Except I’m using Firefox, on a Macintosh. Why the heck would a Mac running Firefox redirect a malformed link to Microsoft, of all places? Have the tendrils of evil really reached that far?
When Firefox detects a string which is not a valid URL in the address bar, it launces a Google “I’m Feeling Lucky” search, which takes you to the first Google result for the entry. The first Google hit for “http://” is Microsoft.com. I assume that’s what’s happening here, although I’m not sure why it’s truncating it this way.
Which means, “if you get an unknown keyword, do a Google ‘I’m feeling lucky’ search on it.”

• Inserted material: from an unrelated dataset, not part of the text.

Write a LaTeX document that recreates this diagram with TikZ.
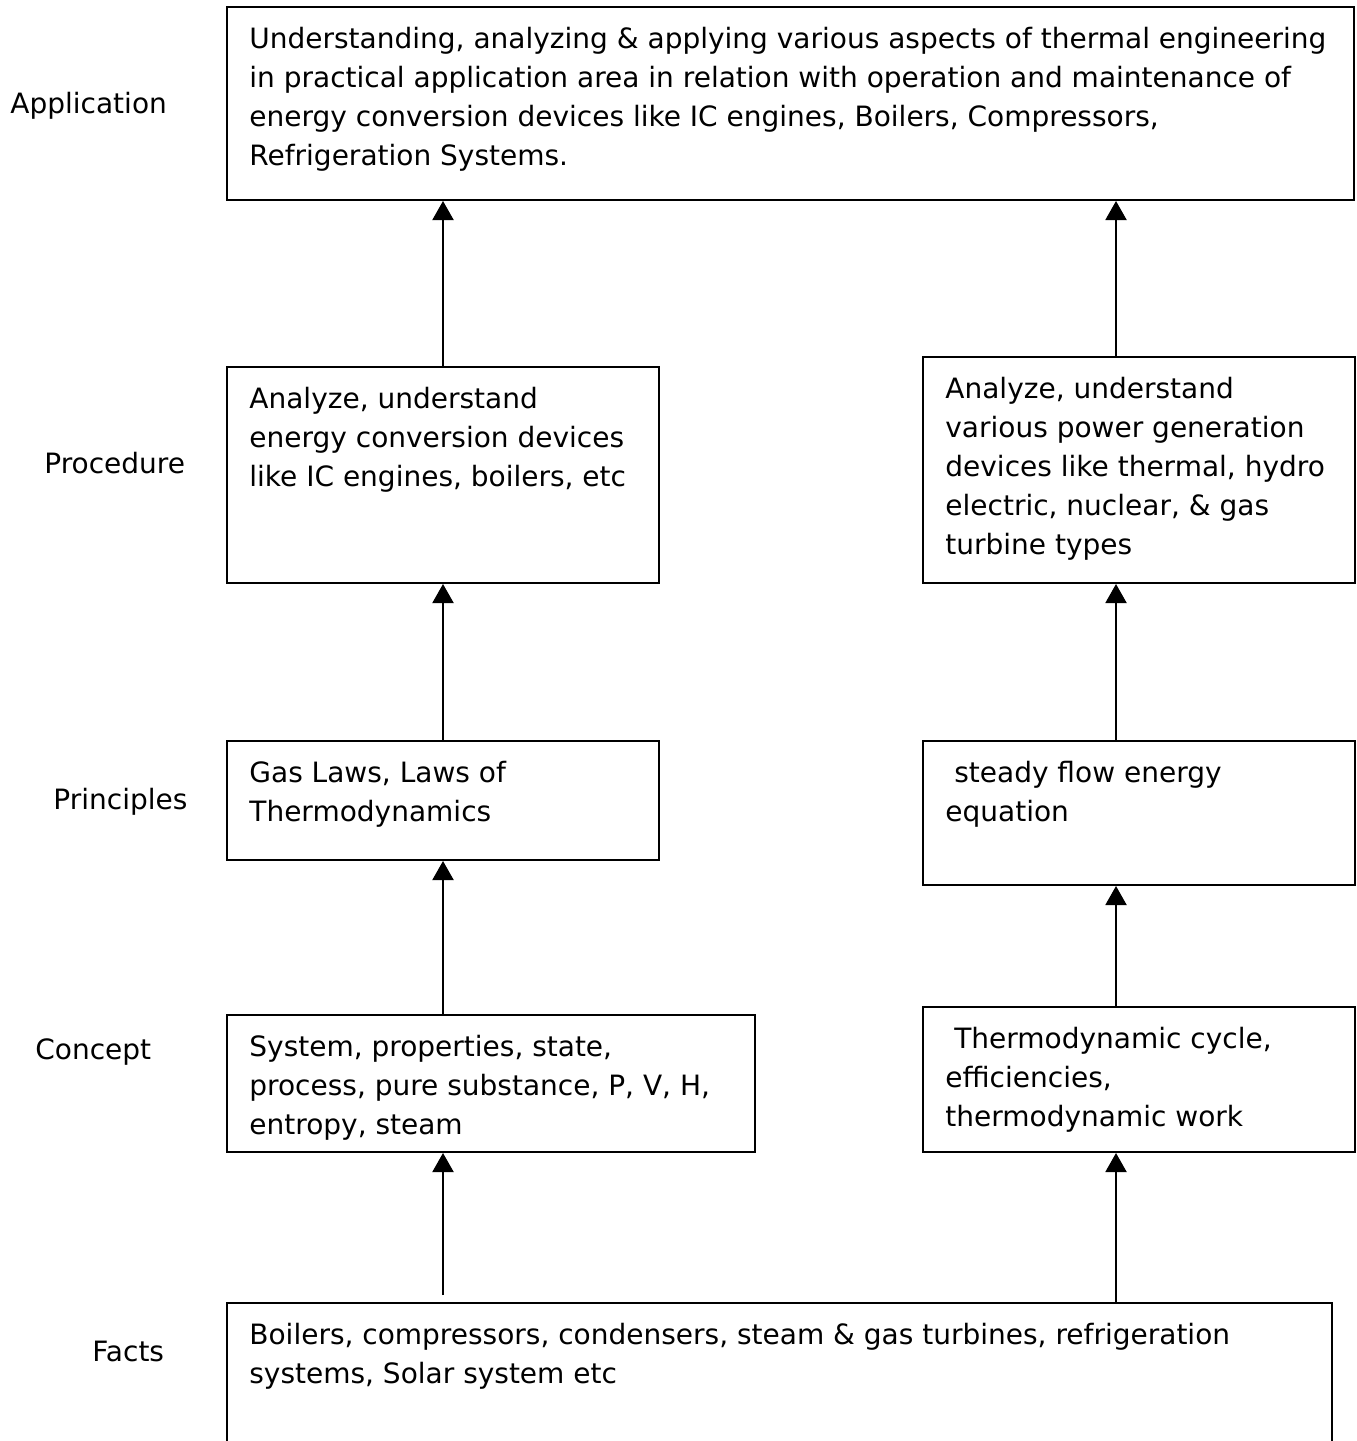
\documentclass[tikz,border=0pt]{standalone}
\usepackage{fontspec}
\setmainfont{DejaVu Sans}
\usetikzlibrary{arrows.meta, fit}

\begin{document}
\begin{tikzpicture}[
    x=0.5pt, y=-0.5pt,
    box/.style = {draw, line width=1pt, inner sep=0pt},
    txt/.style = {anchor=north west, align=left, inner sep=0pt,
                  font=\fontsize{14pt}{19.5pt}\selectfont,
                  execute at begin node=\rule{0pt}{11pt}},
    lvl/.style = {anchor=base west, inner sep=0pt,
                  font=\fontsize{14pt}{19.5pt}\selectfont},
    arr/.style = {-{Triangle[length=9.5pt,width=10.5pt]}, line width=1pt}
]
\useasboundingbox (0,0) rectangle (1356,1441);
\clip (0,0) rectangle (1356,1441);

%% ---- level names (left margin) ----
\node[lvl] (lvApp)  at (10,113)  {Application};
\node[lvl] (lvProc) at (44,473)  {Procedure};
\node[lvl] (lvPrin) at (53,809)  {Principles};
\node[lvl] (lvConc) at (35,1059) {Concept};
\node[lvl] (lvFact) at (92,1361) {Facts};

%% ---- boxes ----
\node[box, fit={(227,7)(1354,200)}]     (app)   {};
\node[box, fit={(227,367)(659,583)}]    (procL) {};
\node[box, fit={(923,357)(1355,583)}]   (procR) {};
\node[box, fit={(227,741)(659,860)}]    (prinL) {};
\node[box, fit={(923,741)(1355,885)}]   (prinR) {};
\node[box, fit={(227,1015)(755,1152)}]  (concL) {};
\node[box, fit={(923,1007)(1355,1152)}] (concR) {};
\node[box, fit={(227,1303)(1332,1470)}] (facts) {};

%% ---- box texts ----
\node[txt] (appT) at ([shift={(23,21)}]app.north west)
    {Understanding, analyzing \& applying various aspects of thermal engineering\\
     in practical application area in relation with operation and maintenance of\\
     energy conversion devices like IC engines, Boilers, Compressors,\\
     Refrigeration Systems.};
\node[txt] (procLT) at ([shift={(23,21)}]procL.north west)
    {Analyze, understand\\energy conversion devices\\like IC engines, boilers, etc};
\node[txt] (procRT) at ([shift={(23,21)}]procR.north west)
    {Analyze, understand\\various power generation\\devices like thermal, hydro\\
     electric, nuclear, \& gas\\turbine types};
\node[txt] (prinLT) at ([shift={(23,21)}]prinL.north west)
    {Gas Laws, Laws of\\Thermodynamics};
\node[txt] (prinRT) at ([shift={(23,21)}]prinR.north west)
    {\ steady flow energy\\equation};
\node[txt] (concLT) at ([shift={(23,21)}]concL.north west)
    {System, properties, state,\\process, pure substance, P, V, H,\\entropy, steam};
\node[txt] (concRT) at ([shift={(23,21)}]concR.north west)
    {\ Thermodynamic cycle,\\efficiencies,\\thermodynamic work};
\node[txt] (factsT) at ([shift={(23,21)}]facts.north west)
    {Boilers, compressors, condensers, steam \& gas turbines, refrigeration\\
     systems, Solar system etc};

%% ---- arrows ----
\coordinate (colL)   at (443,0);
\coordinate (colR)   at (1116,0);
\coordinate (factsL) at (443,1295);

\draw[arr] (factsL) -- (concL.south -| colL);
\draw[arr] (concL.north -| colL) -- (prinL.south -| colL);
\draw[arr] (prinL.north -| colL) -- (procL.south -| colL);
\draw[arr] (procL.north -| colL) -- (app.south -| colL);

\draw[arr] (facts.north -| colR) -- (concR.south -| colR);
\draw[arr] (concR.north -| colR) -- (prinR.south -| colR);
\draw[arr] (prinR.north -| colR) -- (procR.south -| colR);
\draw[arr] (procR.north -| colR) -- (app.south -| colR);

\end{tikzpicture}
\end{document}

As for why it’s truncated - I’m assuming Firefox parses along the URL line, looking for a valid URL. s soon as it hits something that prevents it from being a valid URL - in this case, the double quote http://", it feeds everything that preceded it to the Google search. Google (AFAIK) ignores “special” characters like : / " so you end up searching for just “http” without the quotes.
The next question is, why should “http” make Google think of Microsoft? Probably because www.http.com is a lame search site (don’t bother visiting - it may have cooties) that seems to want to redirect me to microsoft.com.
Because just about all links use it, and Microsoft scores higher than any other site in Google’s ranking system of cross-linking sites. This in turn will be due to the Microsoft website’s size, turn over and frequency of linking (although no-one can say for sure because Google keeps its exact ranking mechanism a trade secret.)